Nevertheless, this is a beautiful work that seems worthy of publication in SciPost
Physics. After all, it is questionable to appreciate only positive results. The
presentation of the method and the discussion of the state of research and the physical
significance of the results are very well done. Before the final decision, I still
recommend the following minor points to be considered in a possibly revised
manuscript:

1. In the Introduction it is not quite clear what TLHAF means: the general anisotropic or the isotropic triangular lattice. It should also be made clear that Ba8CoNb6O24 is always understood as an isotropic triangular lattice, notwithstanding the remarks in section 4.4.
2. The last sentence before (5) “When the ground state is a gapped spin liquid, we have c_ν(T)~T^2 exp(-T_0/T)...” is insofar misleading as the restriction to α=2 of the general power term T^α is only due to the entropy method, not to the physics.
3. In Section 4.1, one would like to find reasons why groups of 3 orders are formed for the pCPA. Obviously, this leads to a smoothing and to an improvement of the approximation. Why?
4. Padé approximants are rational functions in T which may have poles on the positive T axis. Usually, these cases will have to be discarded (but see Figure 3 in [7]). This problem is not mentioned in the paper. Do no poles occur, or are these cases discarded and simply do not belong to the majority of consistent approximants?

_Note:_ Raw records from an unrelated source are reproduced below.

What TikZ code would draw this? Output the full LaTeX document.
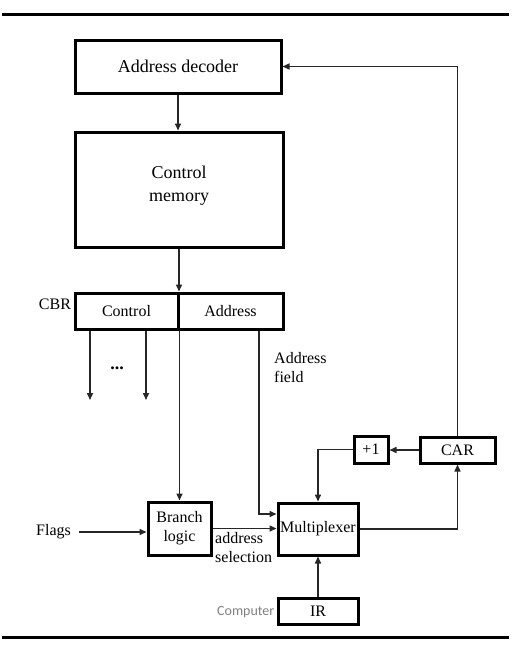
\documentclass[tikz,border=0pt]{standalone}
\usepackage{fontspec}
\setmainfont{Liberation Serif}
\newfontfamily\calibri{Carlito}
\usetikzlibrary{arrows.meta}
\begin{document}
\begin{tikzpicture}[x=1pt,y=-1pt,
  box/.style={draw=black,line width=3pt,inner sep=0pt,align=center,font=\fontsize{16}{19}\selectfont},
  bigbox/.style={box,font=\fontsize{18}{23}\selectfont},
  lbl/.style={inner sep=0pt,align=left,font=\fontsize{16}{19}\selectfont},
  conn/.style={draw=black!85,line width=1.5pt},
  arr/.style={conn,-{Triangle[length=7pt,width=6pt]}},
  rule/.style={line width=3pt,black}]
\useasboundingbox (0,0) rectangle (532,651);
\draw[rule] (2,14) -- (509,14);
\draw[rule] (2,637) -- (509,637);

\node[bigbox,minimum width=206pt,minimum height=53pt] (dec) at (178,66.5) {Address decoder};
\node[bigbox,minimum width=208pt,minimum height=115pt,text depth=12pt] (mem) at (179,189.5) {Control\\memory};
\node[box,minimum width=103pt,minimum height=36pt] (ctl) at (126.5,311) {Control};
\node[box,minimum width=105pt,minimum height=36pt] (adr) at (230.5,311) {Address};
\node[box,minimum width=63pt,minimum height=53pt] (br) at (179.5,528.5) {Branch\\logic};
\node[box,minimum width=80pt,minimum height=52pt] (mux) at (318,529) {Multiplexer};
\node[box,minimum width=34pt,minimum height=27pt] (plus) at (371,449.5) {+1};
\node[box,minimum width=75pt,minimum height=26pt] (car) at (457.5,450) {CAR};
\node[box,minimum width=80pt,minimum height=26pt] (ir) at (318,611) {IR};

\node[lbl] (cbr) at (55,304) {CBR};
\node[lbl,font=\fontsize{18}{19}\selectfont] (dots) at (117,368) {\textbf{...}};
\node[lbl,anchor=west] (afield) at (274,367.5) {Address\\field};
\node[lbl] (flags) at (53.5,532) {Flags};
\node[lbl,anchor=west] (asel) at (215,547.5) {address\\selection};
\node[inner sep=0pt,anchor=east,text=black!50,font=\calibri\fontsize{14}{16}\selectfont] (comp) at ([xshift=-2pt,yshift=-1.5pt]ir.west) {Computer};

\coordinate (c1) at (90,400);
\coordinate (c2) at (146,400);
\coordinate (af) at (259,514);
\coordinate (fl) at (79,532);

\draw[arr] (dec.south) -- (dec.south |- mem.north);
\draw[arr] (mem.south) -- (mem.south |- ctl.north);
\draw[arr] (c1 |- ctl.south) -- (c1);
\draw[arr] (c2 |- ctl.south) -- (c2);
\draw[arr] (ctl.south east) -- (ctl.south east |- br.north);
\draw[arr] (af |- adr.south) -- (af) -- (af -| mux.west);
\draw[arr] (fl) -- (fl -| br.west);
\draw[arr] (br.east) -- (br.east -| mux.west);
\draw[arr] (car.west) -- (car.west -| plus.east);
\draw[arr] (plus.west) -| (mux.north);
\draw[arr] (mux.east) -| (car.south);
\draw[arr] (car.north) |- (dec.east);
\draw[arr] (ir.north) -- (mux.south);
\end{tikzpicture}
\end{document}
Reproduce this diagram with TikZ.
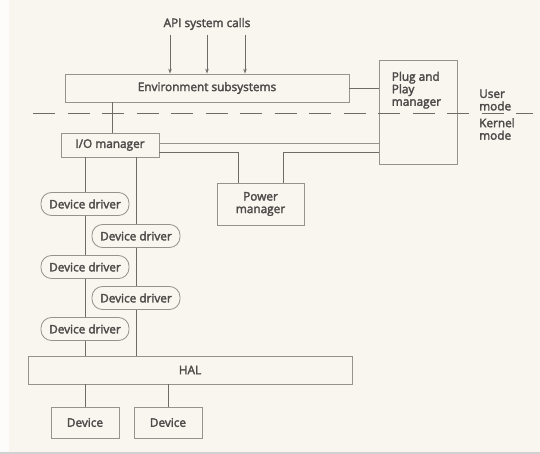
\documentclass[tikz,border=0pt]{standalone}
\usepackage{fontspec}
\setmainfont{Open Sans}[BoldFont={Open Sans}, BoldFeatures={FakeBold=2.5}]
\usetikzlibrary{arrows.meta}
\definecolor{paper}{RGB}{249,245,239}
\definecolor{ink}{RGB}{78,76,74}
\definecolor{rule}{RGB}{110,108,105}
\definecolor{boxline}{RGB}{150,147,143}
\newcommand{\diagfont}{\fontsize{11.8}{12.5}\selectfont\bfseries}
\tikzset{
  box/.style={draw=boxline, line width=0.8pt, minimum width=#1, inner sep=0pt, font=\diagfont, text=ink},
  drvbox/.style={draw=boxline, line width=0.8pt, fill=paper, rounded corners=10.5pt,
    minimum width=88pt, minimum height=23pt, inner sep=0pt, font=\diagfont, text=ink},
  conn/.style={draw=rule, line width=0.9pt},
  thin conn/.style={draw=boxline, line width=0.7pt},
  call/.style={conn, -{Stealth[length=5pt,width=3.5pt]}},
  modeline/.style={draw=rule, line width=0.9pt, dash pattern=on 22pt off 12.5pt},
  lbl/.style={text=ink, inner sep=0pt, font=\diagfont}
}
\begin{document}
\begin{tikzpicture}[x=1pt, y=-1pt]
  % page
  \fill[paper] (0,0) rectangle (540,454);
  \fill[white!70!paper] (0,0) rectangle (9,454);
  \fill[black!18] (0,451.5) rectangle (540,454);
  \useasboundingbox (0,0) rectangle (540,454);

  % user-mode components
  \node[box=284pt, minimum height=28pt] (env) at (207,88) {Environment subsystems};
  \node[box=78pt, minimum height=104pt,
        label={[lbl, anchor=north west, align=left, xshift=13pt, yshift=-12pt]north west:Plug and\\Play\\manager}]
        (pnp) at (418,112) {};

  % kernel-mode components
  \node[box=98pt, minimum height=24pt] (io) at (110,145) {I/O manager};
  \node[box=87pt, minimum height=42pt, align=center] (power) at (260.5,204) {Power\\manager};
  \node[drvbox] (dd1) at (85,204) {Device driver};
  \node[drvbox] (dd2) at (136,236) {Device driver};
  \node[drvbox] (dd3) at (85,267) {Device driver};
  \node[drvbox] (dd4) at (136,298) {Device driver};
  \node[drvbox] (dd5) at (85,329) {Device driver};
  \node[box=324pt, minimum height=28pt] (hal) at (190,370) {HAL};
  \node[box=68pt, minimum height=31pt] (dev1) at (85,422.5) {Device};
  \node[box=68pt, minimum height=31pt] (dev2) at (168,422.5) {Device};

  % API calls
  \node[lbl] (api) at (207,24) {API system calls};
  \coordinate (a1) at (170,35);
  \coordinate (a2) at (207,35);
  \coordinate (a3) at (245,35);
  \foreach \a in {a1,a2,a3} \draw[call] (\a) -- (\a |- env.north);

  % helper points for the routing
  \coordinate (c1) at (112,0);
  \coordinate (r1) at (0,143);
  \coordinate (p1) at (238,152);
  \coordinate (p2) at (283,152);

  % connectors
  \draw[conn] (env.south -| c1) -- (io.north -| c1);
  \draw[conn] (env.east) -- (env.east -| pnp.west);
  \draw[thin conn] (io.east |- r1) -- (pnp.west |- r1);
  \draw[conn] (io.east |- p1) -- (p1) -- (p1 |- power.north);
  \draw[conn] (pnp.west |- p2) -- (p2) -- (p2 |- power.north);

  % driver stacks
  \draw[conn] (io.south -| dd1) -- (dd1.north);
  \draw[conn] (dd1.south) -- (dd3.north);
  \draw[conn] (dd3.south) -- (dd5.north);
  \draw[conn] (dd5.south) -- (hal.north -| dd5);
  \draw[conn] (io.south -| dd2) -- (dd2.north);
  \draw[conn] (dd2.south) -- (dd4.north);
  \draw[conn] (dd4.south) -- (hal.north -| dd4);

  % HAL to devices
  \draw[conn] (hal.south -| dev1) -- (dev1.north);
  \draw[conn] (hal.south -| dev2) -- (dev2.north);

  % user/kernel boundary
  \coordinate (dl) at (33,113);
  \coordinate (dr) at (533,113);
  \draw[modeline] (dl) -- (dr);
  \node[lbl, anchor=west, align=left] (user) at (479,100) {User\\mode};
  \node[lbl, anchor=west, align=left] (kernel) at (479,129) {Kernel\\mode};
\end{tikzpicture}
\end{document}
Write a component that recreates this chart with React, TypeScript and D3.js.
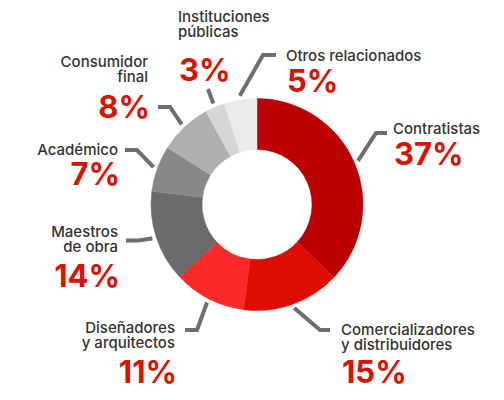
import React from "react";
import * as d3 from "d3";

const categories = [
  "Contratistas",
  "Comercializadores y distribuidores",
  "Diseñadores y arquitectos",
  "Maestros de obra",
  "Académico",
  "Consumidor final",
  "Instituciones públicas",
  "Otros relacionados",
];
const values = [37, 15, 11, 14, 7, 8, 3, 5];
const labelLines = [
  ["Contratistas"],
  ["Comercializadores", "y distribuidores"],
  ["Diseñadores", "y arquitectos"],
  ["Maestros", "de obra"],
  ["Académico"],
  ["Consumidor", "final"],
  ["Instituciones", "públicas"],
  ["Otros relacionados"],
];
const colors = ["#bb0000", "#dc0e00", "#fd2a2a", "#6b6b6b", "#888888", "#b0b0b0", "#d6d6d6", "#ebebeb"];

// layout of annotations: anchor, text x, first baseline, percent baseline, elbow, end of leader
const layout = [
  { anchor: "start", x: 393, y: 134, py: 165, elbow: [376, 133], end: [387, 133] },
  { anchor: "start", x: 341, y: 335, py: 383, elbow: [320, 330], end: [330, 330] },
  { anchor: "end", x: 175, y: 333, py: 383, elbow: [197, 330], end: [185, 330] },
  { anchor: "end", x: 118, y: 237, py: 287, elbow: [138, 240.5], end: [126, 240.5] },
  { anchor: "end", x: 118, y: 155, py: 185, elbow: [137, 150], end: [125, 150] },
  { anchor: "end", x: 148, y: 66.5, py: 118, elbow: [170, 107], end: [158, 107] },
  { anchor: "start", x: 178, y: 21.5, py: 81, elbow: null, end: [208, 89] },
  { anchor: "start", x: 286, y: 60.5, py: 91.5, elbow: [263, 55], end: [276, 55] },
];

const W = 504, H = 400;
const cx = 257, cy = 204.5;
const rOuter = 106, rInner = 55, rLead = 110;

export default function App() {
  const pie = d3.pie<number>().sort(null).value((d) => d)(values);
  const arc = d3.arc<d3.PieArcDatum<number>>().innerRadius(rInner).outerRadius(rOuter);
  return (
    <svg width={W} height={H} style={{ position: "absolute", left: 0, top: 0, background: "#fff" }}>
      <g transform={`translate(${cx},${cy})`}>
        {pie.map((p, i) => (
          <path key={categories[i]} d={arc(p) || ""} fill={colors[i]} stroke={colors[i]} strokeWidth={0.5} />
        ))}
      </g>
      {pie.map((p, i) => {
        const mid = (p.startAngle + p.endAngle) / 2;
        const sx = cx + Math.sin(mid) * rLead;
        const sy = cy - Math.cos(mid) * rLead;
        const L = layout[i];
        const pts: number[][] = [[sx, sy]];
        if (L.elbow) pts.push(L.elbow);
        pts.push(L.end);
        const line = d3.line()(pts as [number, number][]) || "";
        return (
          <path key={"l" + i} d={line} fill="none" stroke="#6e6e6e" strokeWidth={4} strokeLinecap="butt" strokeLinejoin="miter" />
        );
      })}
      {labelLines.map((lines, i) => {
        const L = layout[i];
        return (
          <g key={"t" + i} textAnchor={L.anchor as any}>
            <text x={L.x} y={L.y} fontFamily="Inter" fontSize={15} fontWeight={500} fill="#333333">
              {lines.map((ln, j) => (
                <tspan key={j} x={L.x} dy={j === 0 ? 0 : 15}>
                  {ln}
                </tspan>
              ))}
            </text>
            <text x={L.x + (L.anchor === "start" ? 1 : 2)} y={L.py} fontFamily="Inter" fontSize={31} fontWeight={700} fill="#dd1100">
              {values[i] + "%"}
            </text>
          </g>
        );
      })}
    </svg>
  );
}
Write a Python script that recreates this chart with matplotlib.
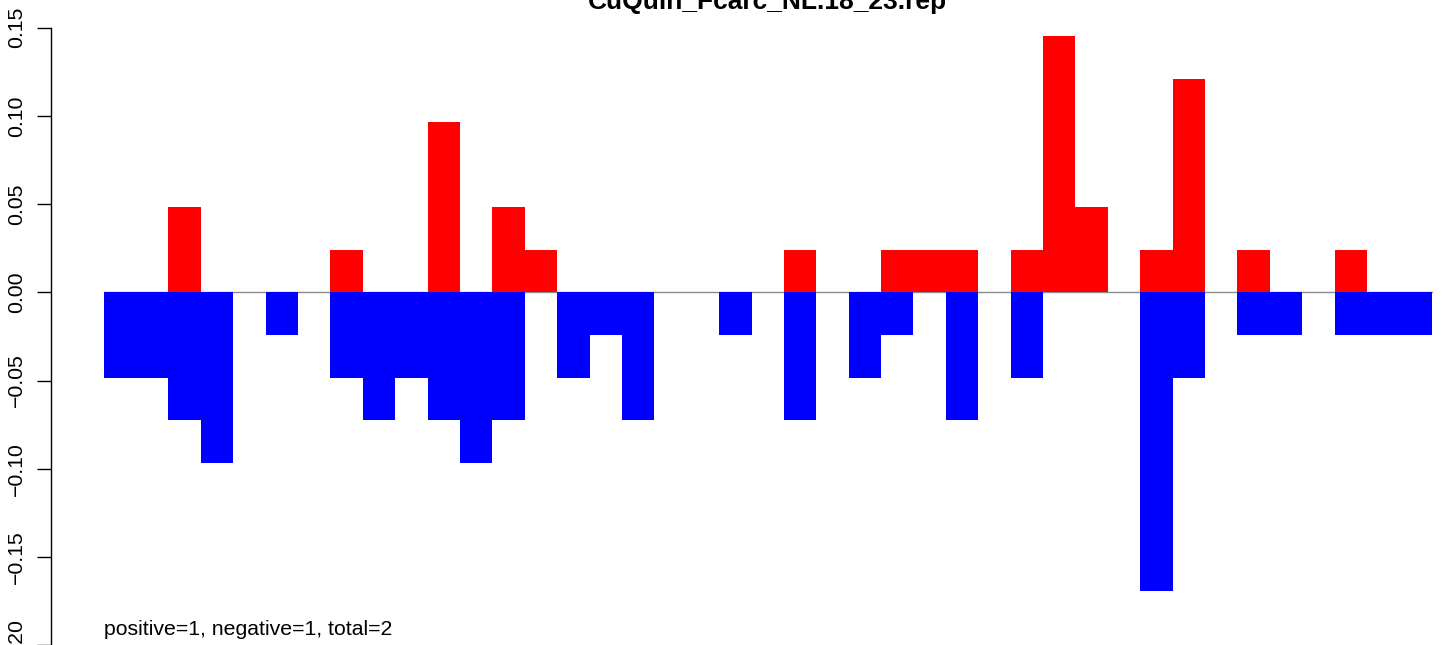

The article entiteled "Ground-state and thermodynamic properties of the spin-1/2 Heisenberg model on the triangular lattice" by Gonzalez and collaborators uses high-temperature series expansions in combination with the entropy method, which is a specific extrapolation tool, to calculate and analyze the ground-state energy and the specific heat of the Heisenberg model on the anisotropic triangular lattice. The latter includes as limiting cases the 1d chain, the square lattice, and the isotropic triangular lattice, which are all well known from previous analytical and numerical studies. In addition, extensions of the model including spatial anisotropies, next-nearest neighbor Heisenberg interactions, and non-magnetic impurities are also considered which are in particular motivated by experimental findings on the frustrated quantum magnet Ba_8CoNb_6O_24. In my opinion the article is well written and the topic is interesting. Globally, I therefore recommend publication in SciPost. I nevertheless have some points, which the authors should address to further improve their manuscript.

List of points:

• Title: I wondered whether one should put "anisotropic triangular lattice" in the title which expresses better the focus of the article
• Figure 3, page 7: Is there a microscopic reason why a "1/n^2" scaling is used? If yes, maybe one can specify the argument. If not, one should mention it.
• Page 8: There are two equations in the text which are too wide.
• Page 9/10: Is there are a (physical) reason why the quality of the extrapolation seems worse on the square lattice compared to the triangular and chain limit? Naively I would have expected that the square lattice is the simplest system.
• Page 13: Is there a simple argument why the specific heat does not (almost does not) depend on the spin anisotropy?
• Page 13: Another possibility/option could be the presence of multi-spin interactions. Can the relevance of such interactions be excluded for the considered material?
• Page 15: Title of reference [18] seems to be spoiled.